Arrium voluntary administration means up to 8000 jobs are at risk in Australia
THE Federal Government has asked banks to allow Arrium to trade out of insolvency, with thousands of jobs now at risk.
THE Federal Government and Labor have urged banks to allow steelmaker Arrium to trade its way out of its difficulties, with up to 8000 Australian jobs on the line.
But the Opposition wants the government to go further and put in place a national steel plan.
The South Australia-based steelmaker and mining group was placed into voluntary administration on Thursday, threatening 1000 jobs in Whyalla, SA, which also puts at risk another 7000 jobs across the country.
For the moment workers are still being paid and turning up for work at operations in SA, Queensland, NSW and Victoria.
Industry Minister Christopher Pyne, who is the most senior Liberal MP in SA, has urged Arrium’s lenders to give the company a break.
“The surest way for the banks to receive their money back from Arrium, the $2.8 billion that they owe their creditors, is for Arrium to trade out of its difficulties,” he told reporters in Sydney on Thursday.
The three main Arrium businesses could either break even or be profitable “in the right circumstances”, he said.
“Out of these ashes of Arrium could be a phoenix which will rise and provide the jobs and growth in the economy that we all want to see for the workers,” the minister said.
Mr Pyne said neither the company nor the administrator had asked the government for a direct bailout, but had sought measures to stem the impact of unfair foreign competition.
Abolishing the carbon tax, anti-dumping measures and bringing forward the purchase of steel for the Adelaide-Tarcoola link of the trans-Australian railway had been of benefit.
Any further help would be done in a “very methodical, sensible, calm way, without politics”.
Opposition Leader Bill Shorten wrote to Prime Minister Malcolm Turnbull in February seeking bipartisan support for a strategy to shore up the Australian steel industry.
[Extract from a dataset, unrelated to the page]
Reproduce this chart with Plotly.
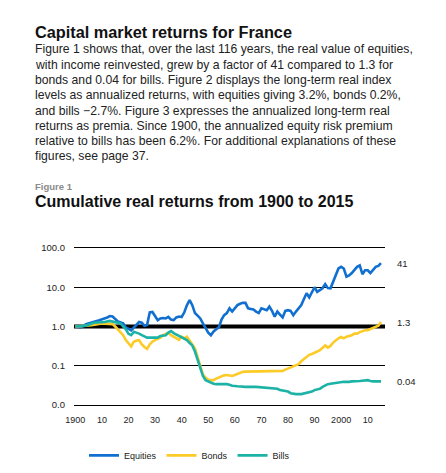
import math
import plotly.graph_objects as go

# ---------------- data ----------------
eq_years = [1900, 1902, 1904, 1906, 1909, 1912, 1913, 1914, 1916, 1918, 1919, 1921, 1922, 1923, 1924,
            1925, 1926, 1927, 1928, 1929, 1930, 1931, 1932, 1933, 1934, 1935, 1936, 1937, 1938, 1939,
            1940, 1941, 1942, 1943, 1944, 1945, 1946, 1947, 1948, 1949, 1950, 1951, 1952, 1953, 1954,
            1955, 1956, 1957, 1958, 1959, 1960, 1961, 1962, 1963, 1964, 1965, 1966, 1967, 1968, 1969,
            1970, 1971, 1972, 1973, 1974, 1975, 1976, 1977, 1978, 1979, 1980, 1981, 1982, 1983, 1984,
            1985, 1986, 1987, 1988, 1989, 1990, 1991, 1992, 1993, 1994, 1995, 1996, 1997, 1998, 1999,
            2000, 2001, 2002, 2003, 2004, 2005, 2006, 2007, 2008, 2009, 2010, 2011, 2012, 2013, 2014,
            2015]
eq_values = [1.0, 0.95, 1.15, 1.25, 1.45, 1.7, 1.85, 1.8, 1.35, 1.2, 0.95, 0.8, 0.95, 1.1, 1.3,
             1.25, 1.05, 1.1, 2.3, 2.35, 1.9, 1.45, 1.6, 1.65, 1.6, 1.75, 1.5, 1.45, 1.7, 1.8,
             1.75, 2.3, 3.5, 4.7, 3.5, 2.2, 1.9, 1.6, 1.2, 0.9, 0.7, 0.6, 0.75, 0.85, 0.95,
             1.5, 1.95, 2.2, 2.9, 2.4, 2.9, 3.5, 3.8, 4.0, 4.0, 2.9, 2.8, 2.7, 2.4, 2.2,
             2.9, 2.7, 2.6, 3.2, 2.5, 1.78, 2.4, 2.0, 1.7, 2.5, 2.6, 2.5, 1.94, 2.4, 2.9,
             3.5, 5.0, 7.0, 5.5, 7.5, 10.0, 7.6, 8.5, 9.4, 12.0, 9.5, 9.4, 13.9, 20.0, 30.0,
             33.0, 30.0, 18.5, 20.0, 23.0, 27.0, 33.0, 36.0, 21.5, 27.0, 27.0, 23.0, 27.0, 33.0, 35.0,
             41.0]

bd_years = [1900, 1903, 1906, 1910, 1913, 1914, 1915, 1916, 1917, 1918, 1919, 1920, 1921, 1922, 1923,
            1924, 1925, 1926, 1927, 1928, 1929, 1930, 1931, 1932, 1933, 1934, 1935, 1936, 1937, 1938,
            1939, 1940, 1941, 1942, 1943, 1944, 1945, 1946, 1947, 1948, 1949, 1950, 1951, 1952, 1953,
            1954, 1955, 1956, 1957, 1958, 1959, 1960, 1961, 1962, 1963, 1964, 1968, 1972, 1977, 1978,
            1979, 1980, 1981, 1982, 1983, 1984, 1985, 1986, 1987, 1988, 1989, 1990, 1991, 1992, 1993,
            1994, 1995, 1996, 1997, 1998, 1999, 2000, 2001, 2002, 2003, 2004, 2005, 2006, 2007, 2008,
            2009, 2010, 2011, 2012, 2013, 2014, 2015]
bd_values = [1.0, 1.02, 1.08, 1.2, 1.2, 1.15, 1.0, 0.85, 0.7, 0.6, 0.45, 0.38, 0.31, 0.41, 0.44,
             0.45, 0.35, 0.3, 0.27, 0.35, 0.41, 0.45, 0.49, 0.52, 0.6, 0.63, 0.69, 0.6, 0.55, 0.5,
             0.46, 0.55, 0.5, 0.55, 0.45, 0.35, 0.28, 0.17, 0.1, 0.06, 0.05, 0.044, 0.043, 0.043, 0.047,
             0.05, 0.054, 0.057, 0.058, 0.056, 0.055, 0.058, 0.062, 0.066, 0.07, 0.071, 0.072, 0.072, 0.072, 0.074,
             0.08, 0.085, 0.092, 0.098, 0.1, 0.11, 0.13, 0.15, 0.17, 0.19, 0.2, 0.21, 0.23, 0.25, 0.28,
             0.33, 0.29, 0.32, 0.39, 0.45, 0.5, 0.54, 0.5, 0.55, 0.57, 0.6, 0.66, 0.66, 0.72, 0.77,
             0.8, 0.8, 0.85, 0.89, 0.95, 1.05, 1.3]

bl_years = [1900, 1902, 1904, 1907, 1911, 1913, 1915, 1917, 1918, 1919, 1920, 1921, 1922, 1923, 1924,
            1925, 1926, 1927, 1928, 1930, 1931, 1932, 1933, 1934, 1935, 1936, 1937, 1938, 1939, 1940,
            1941, 1942, 1943, 1944, 1945, 1946, 1947, 1948, 1949, 1950, 1951, 1952, 1953, 1954, 1955,
            1956, 1957, 1958, 1959, 1961, 1964, 1968, 1970, 1974, 1976, 1977, 1979, 1980, 1981, 1982,
            1983, 1985, 1986, 1987, 1988, 1989, 1990, 1991, 1992, 1993, 1994, 1995, 1996, 1997, 1999,
            2000, 2001, 2003, 2004, 2007, 2008, 2009, 2010, 2011, 2012, 2015]
bl_values = [1.0, 1.02, 1.05, 1.25, 1.3, 1.39, 1.3, 1.2, 1.0, 0.85, 0.65, 0.6, 0.73, 0.7, 0.66,
             0.6, 0.56, 0.52, 0.52, 0.52, 0.52, 0.57, 0.58, 0.6, 0.7, 0.77, 0.68, 0.63, 0.58, 0.55,
             0.5, 0.45, 0.38, 0.33, 0.23, 0.14, 0.08, 0.055, 0.043, 0.04, 0.038, 0.035, 0.034, 0.034, 0.035,
             0.035, 0.034, 0.033, 0.031, 0.03, 0.029, 0.029, 0.028, 0.027, 0.026, 0.024, 0.023, 0.022, 0.02, 0.0195,
             0.019, 0.019, 0.0195, 0.02, 0.021, 0.022, 0.024, 0.025, 0.026, 0.029, 0.032, 0.034, 0.035, 0.036, 0.037,
             0.038, 0.039, 0.039, 0.04, 0.041, 0.042, 0.043, 0.043, 0.041, 0.04, 0.04]

series_names = ["Equities", "Bonds", "Bills"]
series_colors = ["#1170cf", "#fccb27", "#1cb3a6"]
end_labels = ["41", "1.3", "0.04"]
baseline_value = 1.0

y_tickvals = [100, 10, 1, 0.1, 0.01]
y_ticktext = ["100.0", "10.0", "1.0", "0.1", "0.0"]
x_tickvals = [1900, 1910, 1920, 1930, 1940, 1950, 1960, 1970, 1980, 1990, 2000, 2010]
x_ticktext = ["1900", "10", "20", "30", "40", "50", "60", "70", "80", "90", "2000", "10"]

heading = "Capital market returns for France"
paragraph = [
    "Figure 1 shows that, over the last 116 years, the real value of equities,",
    "with income reinvested, grew by a factor of 41 compared to 1.3 for",
    "bonds and 0.04 for bills. Figure 2 displays the long-term real index",
    "levels as annualized returns, with equities giving 3.2%, bonds 0.2%,",
    "and bills \u22122.7%. Figure 3 expresses the annualized long-term real",
    "returns as premia. Since 1900, the annualized equity risk premium",
    "relative to bills has been 6.2%. For additional explanations of these",
    "figures, see page 37.",
]
fig_label = "Figure 1"
fig_title = "Cumulative real returns from 1900 to 2015"

# ---------------- layout geometry ----------------
# the page body has an 8px margin, so the figure is drawn 8px in from the window edge
OFF = 8
W, H = 446 - 2 * OFF, 473 - 2 * OFF
PL, PR = 74 - OFF, 385 - OFF
PT, PB = 245.8 - OFF, 406.7 - OFF
FONT = "Liberation Sans, Arial, Helvetica, sans-serif"
YRANGE = [-2.05, 2.05]


def py(px):
    # px given in window pixels
    return (PB - (px - OFF)) / (PB - PT)


def pxx(px):
    return ((px - OFF) - PL) / (PR - PL)


fig = go.Figure()
all_x = [eq_years, bd_years, bl_years]
all_y = [eq_values, bd_values, bl_values]
for name, col, xs, ys in zip(series_names, series_colors, all_x, all_y):
    fig.add_trace(go.Scatter(x=xs, y=ys, mode="lines", name=name,
                             line=dict(color=col, width=2.6), hoverinfo="skip"))

annotations = []
for lab, ys in zip(end_labels, all_y):
    annotations.append(dict(x=pxx(395), xref="paper", y=math.log10(ys[-1]), yref="y",
                            text=lab, showarrow=False, xanchor="left", yanchor="middle",
                            font=dict(family=FONT, size=9.5, color="#222")))

annotations.append(dict(x=pxx(33), xref="paper", y=py(32), yref="paper", text="<b>" + heading + "</b>",
                        showarrow=False, xanchor="left", yanchor="middle",
                        font=dict(family=FONT, size=16.3, color="#111")))
line_y = [49.3, 64.7, 80.0, 95.2, 110.4, 125.7, 141.0, 156.2]
for t, yy in zip(paragraph, line_y):
    annotations.append(dict(x=pxx(33), xref="paper", y=py(yy), yref="paper", text=t,
                            showarrow=False, xanchor="left", yanchor="middle",
                            font=dict(family=FONT, size=12.2, color="#222")))
annotations.append(dict(x=pxx(33), xref="paper", y=py(186.5), yref="paper", text="<b>" + fig_label + "</b>",
                        showarrow=False, xanchor="left", yanchor="middle",
                        font=dict(family=FONT, size=9.5, color="#8a8a8a")))
annotations.append(dict(x=pxx(33), xref="paper", y=py(201), yref="paper", text="<b>" + fig_title + "</b>",
                        showarrow=False, xanchor="left", yanchor="middle",
                        font=dict(family=FONT, size=16, color="#111")))

base_paper = (math.log10(baseline_value) - YRANGE[0]) / (YRANGE[1] - YRANGE[0])

fig.update_layout(
    width=W, height=H,
    margin=dict(l=PL, r=W - PR, t=PT, b=H - PB, pad=0, autoexpand=False),
    paper_bgcolor="white", plot_bgcolor="white",
    showlegend=True,
    legend=dict(orientation="h", x=pxx(84), xanchor="left", y=py(455), yanchor="middle",
                font=dict(family=FONT, size=9, color="#222"), itemwidth=30,
                bgcolor="rgba(0,0,0,0)", tracegroupgap=0),
    annotations=annotations,
    shapes=[dict(type="line", xref="paper", x0=0, x1=1, yref="paper", y0=base_paper, y1=base_paper,
                 line=dict(color="black", width=4), layer="below")],
    xaxis=dict(range=[1899.5, 2016.5], tickvals=x_tickvals, ticktext=x_ticktext,
               showgrid=False, zeroline=False, showline=False, ticks="", ticklabelstandoff=6,
               tickfont=dict(family=FONT, size=9, color="#222")),
    yaxis=dict(type="log", range=YRANGE, tickvals=y_tickvals, ticktext=y_ticktext,
               showgrid=True, gridcolor="black", gridwidth=1.3, zeroline=False, showline=False,
               ticks="", ticklabelstandoff=8,
               tickfont=dict(family=FONT, size=9.5, color="#222")),
)

fig.write_html("out.html")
“Our thoughts are with Arrium’s workers and the entire Whyalla community at this time of uncertainty,” Mr Shorten said on Thursday.
A national steel plan would involve working with steel producers and their supply chains to maximise the use of Australian steel in government-funded infrastructure projects.
He called for the Australian Jobs Act — which gives local manufacturers the opportunity to win work on large Australian projects — to be kept in place.
And a local employment co-ordinator should be reinstated.
Labor industry spokesman Kim Carr said the dumping of cheap, substandard foreign steel was harming local makers and the government needed to “find the bottle” to fix the problem.
Greens senator Peter Whish-Wilson said Australia should take action in the World Trade Organisation.